If those figures are even close and if over 125 million citizens would support violence for any reason, our Democratic Republic is sitting on a powder keg. Considering the growing number of threats and physical attacks including the tragic deaths of Senator Melissa Hortman and her husband last June, and then only three months later of Charlie Kirk, if this doesn’t wake us up to the escalating political volatility in our country, what will? Maybe it’s time to ask how we got here and what we can do to prevent that keg from blowing up our Democratic Republic entirely.
In 2017 the National Academy of Sciences reported that dehumanization allows perpetrators to set aside moral concerns increasing the likelihood of violence carried out as a means to an end. Dehumanization is done by calling people or a group of people names that create an image that strips them of basic human traits and evokes hostility, disdain, loathing, physical disgust, and/or bodily fear in people. Essentially dehumanization is a mental loophole that lets us commit harm.
In a recent documentary on PBS, a survivor of the Holocaust was asked why she thought the Holocaust happened. She answered, “we all have a dark side and all it takes is permission to unleash it”.
Johns Hopkins political scientist, Lilliana Mason, explains in a June 23, 2025 article, how political violence is eroding American democracy and changing who participates in politics. She points out that “if the people who lead us are using violent or dehumanizing rhetoric, then it’s a signal to their supporters that violent rhetoric is acceptable, and that violent action might be acceptable”.
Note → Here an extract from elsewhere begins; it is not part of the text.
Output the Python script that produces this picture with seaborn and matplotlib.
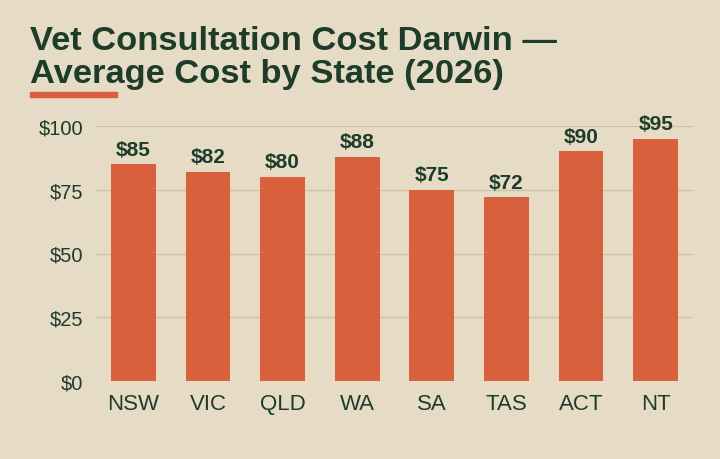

In the U.S. we’ve witnessed how antagonistic and threatening rhetoric of those in power have made many in congress, our media, and other institutions reluctant to speak freely about issues in fear of retaliation. And as we’ve seen in other countries, when institutional checks and balances fail, democracies fail.
So, for safety’s sake, leaders need to focus on issues and quit blaming and demonizing. And to preserve the unity of our nation and our freedoms, we need to identify and be un-swayed by divisive rumors and fear mongering, and instead fact-check what we hear before investing our emotions.
When listening to the various responses from Charlie Kirk’s wife, of our lawmakers, and of others, I was struck at how powerful words can be.
The appeals of Utah’s Governor Cox for more consensus driven dialogue, and to “stop hating our fellow Americans” were met with derision by some, but not all. Many I’ve talked with would like to see more leaders ascribe to their “better angels”.
So it came as no surprise that in referring to her husband’s killer, when Erika Kirk uttered the words “I forgive him” the crowd before her cheered. And when she said, “hate is not the answer”, her words that day gave thousands who shared her grief, PERMISSION to NOT hate.

And when she went on to say that forgiveness is what Jesus taught and what Charlie believed, it was a reminder of the values that Jesus stood for. He taught love, forgiveness, help those in need, don’t judge others, serve others, and do to others as we would want them to do to us. These words reflect values that heal, guide and unite.
Maybe some of our leaders need to be reminded of them.